Darüber hinaus sind im Zeitfenster Frühjahr bis Herbst auf dem Sportplatz »Heyerweg« in Abstimmung mit dem ACE Gießen weitere Trainingseinheiten möglich.
Mittel- bis langfristig wird bei einer weiteren Vereinsentwicklung von Türkiyemspor Gießen dies auch nicht ausreichen. Der Wunsch nach einem eigenen Sportplatz mit dazugehörendem Vereinsheim ist daher nachvollziehbar. Schon vor mehreren Jahren haben wir den Sportplatz in Lützellinden vorgeschlagen, den der Verein aber als für sich ungeeignet ablehnt. Im Rahmen der aktuellen Sportentwicklungsplanung gibt es verschiedene Vertiefungsschwerpunkte. Mindestens einer könnte für Türkiyemspor perpektivisch sehr interessant sein. Hier sind Gespräche mit allen Beteiligten im Sport und darüber hinaus mit weiteren Akteuren in der Stadt zu führen. Für eine Finanzierung wird es dazu Eigenmittel des Vereins und öffentliche Fördergelder brauchen. Klar muss allen Beteiligten sein: Die Kapazitäten auf unserem städtischen Kunstrasen »An der Volkshalle« sind begrenzt. (…)
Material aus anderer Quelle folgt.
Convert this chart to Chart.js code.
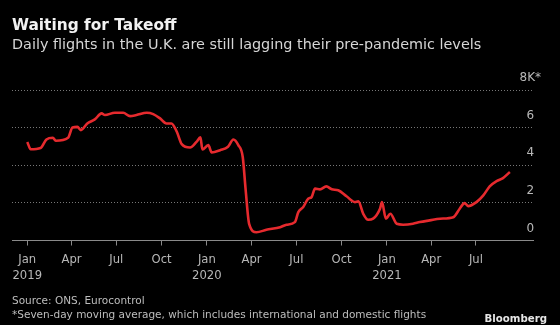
<!DOCTYPE html>
<html>
<head>
<meta charset="utf-8">
<script src="https://cdn.jsdelivr.net/npm/chart.js@4.4.0/dist/chart.umd.min.js"></script>
<style>
  html, body { margin: 0; padding: 0; background: #000; }
  #wrap { position: relative; width: 560px; height: 325px; overflow: hidden; font-family: "DejaVu Sans", sans-serif; }
  #chart { position: absolute; left: 0; top: 0; }
  .t { position: absolute; white-space: nowrap; line-height: 1; }
  #title { left: 12px; top: 18px; font-size: 15.4px; font-weight: bold; color: #f2f2f2; }
  #sub { left: 12px; top: 37px; font-size: 14.4px; color: #d6d6d6; }
  #src { left: 12px; top: 295px; font-size: 10.5px; color: #bdbdbd; }
  #note { left: 12px; top: 309px; font-size: 10.5px; color: #bdbdbd; }
  #logo { right: 13px; top: 314px; font-size: 10.2px; font-weight: bold; color: #e6e6e6; }
</style>
</head>
<body>
<div id="wrap">
  <canvas id="chart" width="560" height="325"></canvas>
  <div class="t" id="title">Waiting for Takeoff</div>
  <div class="t" id="sub">Daily flights in the U.K. are still lagging their pre-pandemic levels</div>
  <div class="t" id="src">Source: ONS, Eurocontrol</div>
  <div class="t" id="note">*Seven-day moving average, which includes international and domestic flights</div>
  <div class="t" id="logo">Bloomberg</div>
</div>
<script>
// 日次フライト数（7日移動平均、千便）— 画像から読み取り
const flightDates = [
  '2019-01-01', '2019-01-08', '2019-01-28', '2019-02-09', '2019-02-22', '2019-02-28',
  '2019-03-25', '2019-04-03', '2019-04-13', '2019-04-20', '2019-05-03', '2019-05-19',
  '2019-06-01', '2019-06-08', '2019-06-28', '2019-07-15', '2019-07-29', '2019-08-11',
  '2019-09-01', '2019-09-14', '2019-09-28', '2019-10-11', '2019-10-21', '2019-11-01',
  '2019-11-11', '2019-11-28', '2019-12-11', '2019-12-19', '2019-12-23', '2020-01-04',
  '2020-01-11', '2020-01-28', '2020-02-13', '2020-02-24', '2020-03-05', '2020-03-14',
  '2020-03-20', '2020-03-27', '2020-04-11', '2020-05-01', '2020-05-29', '2020-06-11',
  '2020-06-28', '2020-07-05', '2020-07-15', '2020-07-25', '2020-08-01', '2020-08-08',
  '2020-08-18', '2020-08-31', '2020-09-11', '2020-09-24', '2020-10-11', '2020-10-28',
  '2020-11-04', '2020-11-14', '2020-11-24', '2020-12-04', '2020-12-18', '2020-12-22',
  '2020-12-30', '2021-01-08', '2021-01-21', '2021-02-03', '2021-02-23', '2021-03-09',
  '2021-03-29', '2021-04-19', '2021-05-16', '2021-05-29', '2021-06-08', '2021-06-15',
  '2021-07-02', '2021-07-16', '2021-07-29', '2021-08-12', '2021-08-25', '2021-09-08'
];
const flightValues = [
  5.24, 4.85, 4.92, 5.37, 5.46, 5.30,
  5.46, 6.01, 6.04, 5.87, 6.22, 6.45,
  6.76, 6.67, 6.79, 6.79, 6.61, 6.67,
  6.79, 6.72, 6.49, 6.22, 6.22, 5.78,
  5.12, 4.94, 5.24, 5.48, 4.84, 5.07,
  4.68, 4.80, 4.98, 5.37, 5.07, 4.44,
  2.67, 0.89, 0.44, 0.57, 0.71, 0.84,
  0.98, 1.51, 1.78, 2.22, 2.31, 2.76,
  2.72, 2.88, 2.72, 2.67, 2.35, 2.04,
  2.08, 1.42, 1.10, 1.16, 1.69, 2.04,
  1.16, 1.42, 0.89, 0.84, 0.89, 0.98,
  1.07, 1.16, 1.24, 1.69, 1.99, 1.83,
  2.04, 2.40, 2.88, 3.16, 3.32, 3.64
];

// x軸の目盛り（四半期ごと）
const xTickDates = [
  '2019-01-01', '2019-04-01', '2019-07-01', '2019-10-01',
  '2020-01-01', '2020-04-01', '2020-07-01', '2020-10-01',
  '2021-01-01', '2021-04-01', '2021-07-01'
];
const xTickLabels = [
  ['Jan', '2019'], 'Apr', 'Jul', 'Oct',
  ['Jan', '2020'], 'Apr', 'Jul', 'Oct',
  ['Jan', '2021'], 'Apr', 'Jul'
];
const yTickValues = [0, 2, 4, 6, 8];
const yTickLabels = ['0', '2', '4', '6', '8K*'];

const X_START = '2018-12-01';
const X_END = '2021-10-25';
const FONT = 'DejaVu Sans';
const LABEL = '#b8b8b8';
const AXIS = '#8a8a8a';
const GRID = '#777';

// 2019-01-01 からの日数
function _day(s) {
  const [y, m, d] = s.split('-').map(Number);
  return (Date.UTC(y, m - 1, d) - Date.UTC(2019, 0, 1)) / 86400000;
}

const points = flightDates.map((d, i) => ({ x: _day(d), y: flightValues[i] }));
const xTicks = xTickDates.map(_day);

// y目盛りのラベルは点線の右端の上に乗せる（mirrorでグラフ内側に描く）
new Chart(document.getElementById('chart'), {
  type: 'line',
  data: {
    datasets: [{
      data: points,
      borderColor: '#e62a2e',
      borderWidth: 2.6,
      pointRadius: 0,
      cubicInterpolationMode: 'monotone',
      fill: false
    }]
  },
  options: {
    responsive: false,
    animation: false,
    layout: { padding: { left: 12, right: 11, top: 90, bottom: 35 } },
    plugins: { legend: { display: false }, tooltip: { enabled: false } },
    scales: {
      x: {
        type: 'linear',
        min: _day(X_START),
        max: _day(X_END),
        afterBuildTicks: axis => { axis.ticks = xTicks.map(v => ({ value: v })); },
        ticks: {
          autoSkip: false, maxRotation: 0, padding: 6, color: LABEL,
          font: { family: FONT, size: 11.6, lineHeight: 1.4 },
          callback: (v, i) => xTickLabels[i]
        },
        grid: { drawOnChartArea: false, drawTicks: true, tickLength: 5, color: AXIS },
        border: { display: true, color: AXIS, width: 1 }
      },
      y: {
        position: 'right',
        min: 0,
        max: 8,
        afterBuildTicks: axis => { axis.ticks = yTickValues.map(v => ({ value: v })); },
        ticks: {
          mirror: true, padding: 8, labelOffset: -12, crossAlign: 'center', color: LABEL,
          font: { family: FONT, size: 12 },
          callback: (v, i) => yTickLabels[i]
        },
        grid: {
          drawTicks: false,
          color: c => (c.tick && c.tick.value === 0 ? 'rgba(0,0,0,0)' : GRID)
        },
        border: { display: false, dash: [1, 2] }
      }
    }
  }
});
</script>
</body>
</html>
Wir nehmen den Wunsch von Türkiyemspor nach einem eigenen sportlichen Zuhause für den Verein sehr ernst. Wir sind daher schon seit längerem im Gespräch mit den Vereinsverantwortlichen. Mit den Erkenntnissen aus der aktuellen Sportentwicklungsplanung gilt es die richtigen Schlussfolgerungen zu ziehen und eine Umsetzung von Maßnahmen auf den Weg zu bringen.